#### [Dataset content]
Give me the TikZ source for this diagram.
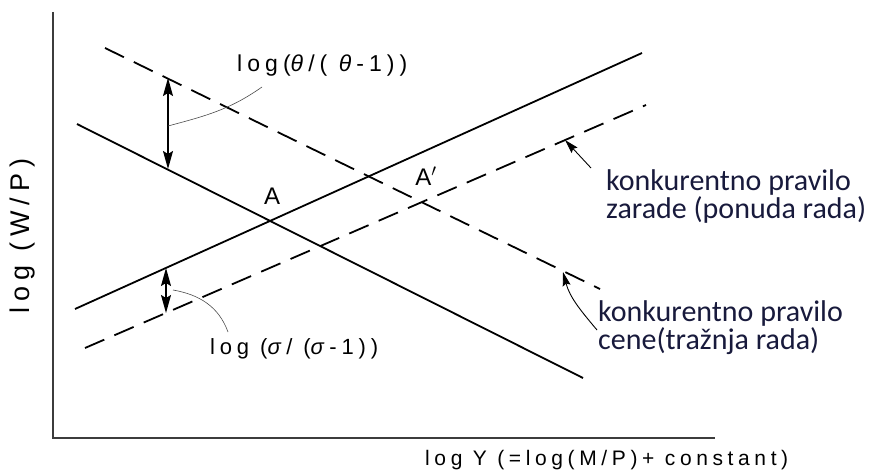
...
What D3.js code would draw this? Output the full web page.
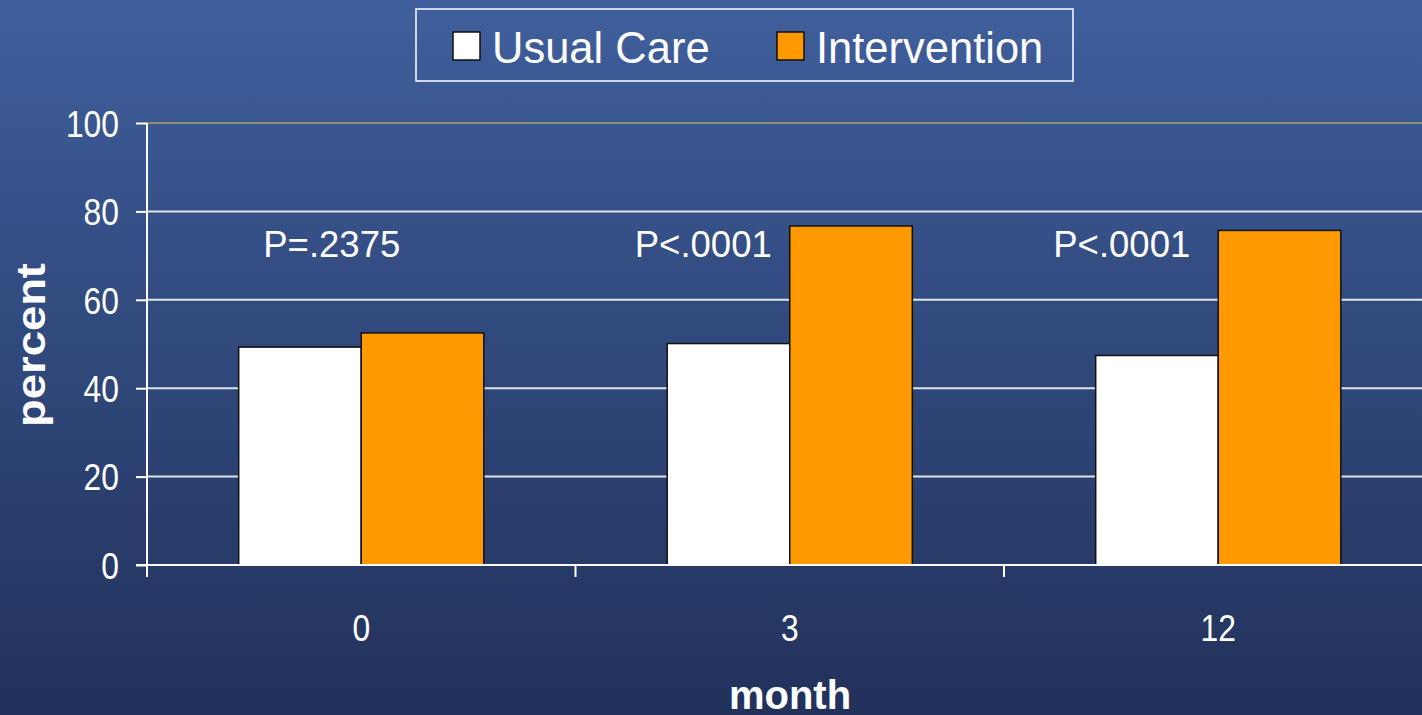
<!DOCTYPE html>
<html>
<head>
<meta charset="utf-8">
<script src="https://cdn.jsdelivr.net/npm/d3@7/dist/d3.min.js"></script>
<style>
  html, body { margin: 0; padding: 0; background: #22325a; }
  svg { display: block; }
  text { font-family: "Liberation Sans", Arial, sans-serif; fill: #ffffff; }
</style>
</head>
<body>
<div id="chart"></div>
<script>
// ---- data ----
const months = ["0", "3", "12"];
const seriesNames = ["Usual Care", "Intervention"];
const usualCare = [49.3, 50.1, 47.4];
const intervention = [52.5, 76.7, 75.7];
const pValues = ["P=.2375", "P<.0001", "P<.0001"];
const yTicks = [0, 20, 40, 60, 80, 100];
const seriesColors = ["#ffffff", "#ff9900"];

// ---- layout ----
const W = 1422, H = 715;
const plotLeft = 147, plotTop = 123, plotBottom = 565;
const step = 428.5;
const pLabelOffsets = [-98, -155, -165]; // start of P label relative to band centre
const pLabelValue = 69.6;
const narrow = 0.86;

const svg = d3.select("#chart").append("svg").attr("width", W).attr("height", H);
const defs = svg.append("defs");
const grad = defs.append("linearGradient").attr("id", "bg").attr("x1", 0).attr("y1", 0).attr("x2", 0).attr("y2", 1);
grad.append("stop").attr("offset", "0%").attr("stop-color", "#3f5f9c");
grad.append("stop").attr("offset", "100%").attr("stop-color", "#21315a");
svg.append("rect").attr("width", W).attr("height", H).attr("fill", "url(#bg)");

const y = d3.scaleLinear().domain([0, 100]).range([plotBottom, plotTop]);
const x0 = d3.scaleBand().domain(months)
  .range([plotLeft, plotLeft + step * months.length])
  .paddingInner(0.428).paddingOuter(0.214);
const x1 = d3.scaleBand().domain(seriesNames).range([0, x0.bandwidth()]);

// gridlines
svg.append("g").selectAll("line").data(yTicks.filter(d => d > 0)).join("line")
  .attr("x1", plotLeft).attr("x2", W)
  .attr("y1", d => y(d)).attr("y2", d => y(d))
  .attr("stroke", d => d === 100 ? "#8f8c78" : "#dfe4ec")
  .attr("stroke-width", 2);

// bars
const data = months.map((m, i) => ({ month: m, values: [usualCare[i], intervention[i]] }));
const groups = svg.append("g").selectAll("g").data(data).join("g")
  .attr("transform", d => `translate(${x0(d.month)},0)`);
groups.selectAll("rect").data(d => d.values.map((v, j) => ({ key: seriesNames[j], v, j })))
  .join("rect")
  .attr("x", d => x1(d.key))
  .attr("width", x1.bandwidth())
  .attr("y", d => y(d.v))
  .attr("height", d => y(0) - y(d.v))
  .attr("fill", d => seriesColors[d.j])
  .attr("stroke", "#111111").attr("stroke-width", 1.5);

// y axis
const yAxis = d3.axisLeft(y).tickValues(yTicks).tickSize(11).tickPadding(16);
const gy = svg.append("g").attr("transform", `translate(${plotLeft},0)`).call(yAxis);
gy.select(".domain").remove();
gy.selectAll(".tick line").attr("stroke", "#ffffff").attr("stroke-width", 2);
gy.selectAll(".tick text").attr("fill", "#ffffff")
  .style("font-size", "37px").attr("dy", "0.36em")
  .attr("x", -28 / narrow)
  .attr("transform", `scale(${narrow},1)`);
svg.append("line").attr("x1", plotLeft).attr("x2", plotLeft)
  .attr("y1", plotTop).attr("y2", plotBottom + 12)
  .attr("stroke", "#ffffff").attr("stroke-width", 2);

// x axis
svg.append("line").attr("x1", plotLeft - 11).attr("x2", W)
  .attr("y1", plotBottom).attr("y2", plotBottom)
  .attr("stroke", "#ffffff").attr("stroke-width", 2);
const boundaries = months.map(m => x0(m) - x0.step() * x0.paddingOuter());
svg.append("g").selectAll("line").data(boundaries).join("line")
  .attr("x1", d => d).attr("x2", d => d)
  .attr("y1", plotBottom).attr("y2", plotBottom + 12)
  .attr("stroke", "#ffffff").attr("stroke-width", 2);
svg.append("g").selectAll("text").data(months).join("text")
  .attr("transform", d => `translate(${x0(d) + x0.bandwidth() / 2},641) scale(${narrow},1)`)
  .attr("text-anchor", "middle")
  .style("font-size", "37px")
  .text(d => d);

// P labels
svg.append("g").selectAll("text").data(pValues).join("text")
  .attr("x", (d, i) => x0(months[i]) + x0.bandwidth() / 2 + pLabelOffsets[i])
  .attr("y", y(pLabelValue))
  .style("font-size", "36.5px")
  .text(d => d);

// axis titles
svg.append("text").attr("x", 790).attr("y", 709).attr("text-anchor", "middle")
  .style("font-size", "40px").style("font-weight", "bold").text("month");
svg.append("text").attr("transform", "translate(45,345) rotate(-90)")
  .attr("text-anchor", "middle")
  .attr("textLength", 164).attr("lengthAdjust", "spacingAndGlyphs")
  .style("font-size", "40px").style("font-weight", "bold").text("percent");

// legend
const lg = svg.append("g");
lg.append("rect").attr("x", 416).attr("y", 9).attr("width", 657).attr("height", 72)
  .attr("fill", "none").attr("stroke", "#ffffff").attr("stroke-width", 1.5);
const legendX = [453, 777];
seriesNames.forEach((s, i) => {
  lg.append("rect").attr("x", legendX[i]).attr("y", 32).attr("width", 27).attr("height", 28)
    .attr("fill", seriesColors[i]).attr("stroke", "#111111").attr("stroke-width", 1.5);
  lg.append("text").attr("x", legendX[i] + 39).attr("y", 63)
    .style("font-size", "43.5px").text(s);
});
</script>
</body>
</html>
* * *
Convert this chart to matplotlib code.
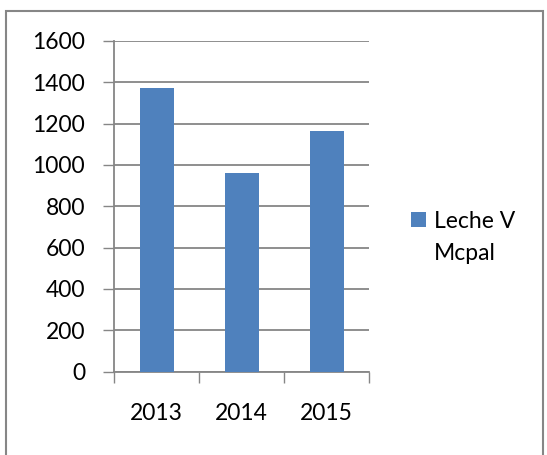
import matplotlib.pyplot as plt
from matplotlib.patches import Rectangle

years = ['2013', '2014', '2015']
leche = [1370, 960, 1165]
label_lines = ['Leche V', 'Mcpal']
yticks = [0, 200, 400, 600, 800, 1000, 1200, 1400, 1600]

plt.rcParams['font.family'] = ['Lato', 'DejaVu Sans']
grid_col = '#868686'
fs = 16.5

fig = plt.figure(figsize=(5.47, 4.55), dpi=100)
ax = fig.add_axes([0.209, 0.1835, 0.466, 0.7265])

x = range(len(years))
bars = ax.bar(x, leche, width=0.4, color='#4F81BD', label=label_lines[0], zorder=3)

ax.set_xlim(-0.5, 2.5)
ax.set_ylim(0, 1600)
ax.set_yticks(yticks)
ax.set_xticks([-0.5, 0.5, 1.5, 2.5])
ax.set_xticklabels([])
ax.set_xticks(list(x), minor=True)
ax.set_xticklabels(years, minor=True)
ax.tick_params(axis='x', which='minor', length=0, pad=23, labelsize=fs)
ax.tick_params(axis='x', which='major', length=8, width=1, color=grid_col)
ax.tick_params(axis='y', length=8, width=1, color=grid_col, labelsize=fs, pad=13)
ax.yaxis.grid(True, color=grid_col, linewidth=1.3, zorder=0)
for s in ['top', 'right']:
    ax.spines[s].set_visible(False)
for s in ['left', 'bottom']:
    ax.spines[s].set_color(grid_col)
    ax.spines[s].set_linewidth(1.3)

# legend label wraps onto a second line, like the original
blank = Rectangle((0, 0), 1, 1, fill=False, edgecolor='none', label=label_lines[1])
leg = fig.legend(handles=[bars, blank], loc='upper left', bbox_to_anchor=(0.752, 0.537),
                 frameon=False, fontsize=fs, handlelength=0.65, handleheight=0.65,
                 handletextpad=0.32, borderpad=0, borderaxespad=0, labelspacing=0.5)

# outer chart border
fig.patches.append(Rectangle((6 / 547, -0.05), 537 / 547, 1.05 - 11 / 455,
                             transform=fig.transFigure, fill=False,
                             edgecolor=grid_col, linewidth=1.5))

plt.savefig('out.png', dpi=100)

#### [Instructions for the task]
The first line to give again is the one with "What D3.js code", and the last is the one with "const narrow = 0.86;". Repeat them and everything between exactly, minus the pictures.

#### [Exercise answer]
What D3.js code would draw this? Output the full web page.
<!DOCTYPE html>
<html>
<head>
<meta charset="utf-8">
<script src="https://cdn.jsdelivr.net/npm/d3@7/dist/d3.min.js"></script>
<style>
  html, body { margin: 0; padding: 0; background: #22325a; }
  svg { display: block; }
  text { font-family: "Liberation Sans", Arial, sans-serif; fill: #ffffff; }
</style>
</head>
<body>
<div id="chart"></div>
<script>
// ---- data ----
const months = ["0", "3", "12"];
const seriesNames = ["Usual Care", "Intervention"];
const usualCare = [49.3, 50.1, 47.4];
const intervention = [52.5, 76.7, 75.7];
const pValues = ["P=.2375", "P<.0001", "P<.0001"];
const yTicks = [0, 20, 40, 60, 80, 100];
const seriesColors = ["#ffffff", "#ff9900"];

// ---- layout ----
const W = 1422, H = 715;
const plotLeft = 147, plotTop = 123, plotBottom = 565;
const step = 428.5;
const pLabelOffsets = [-98, -155, -165]; // start of P label relative to band centre
const pLabelValue = 69.6;
const narrow = 0.86;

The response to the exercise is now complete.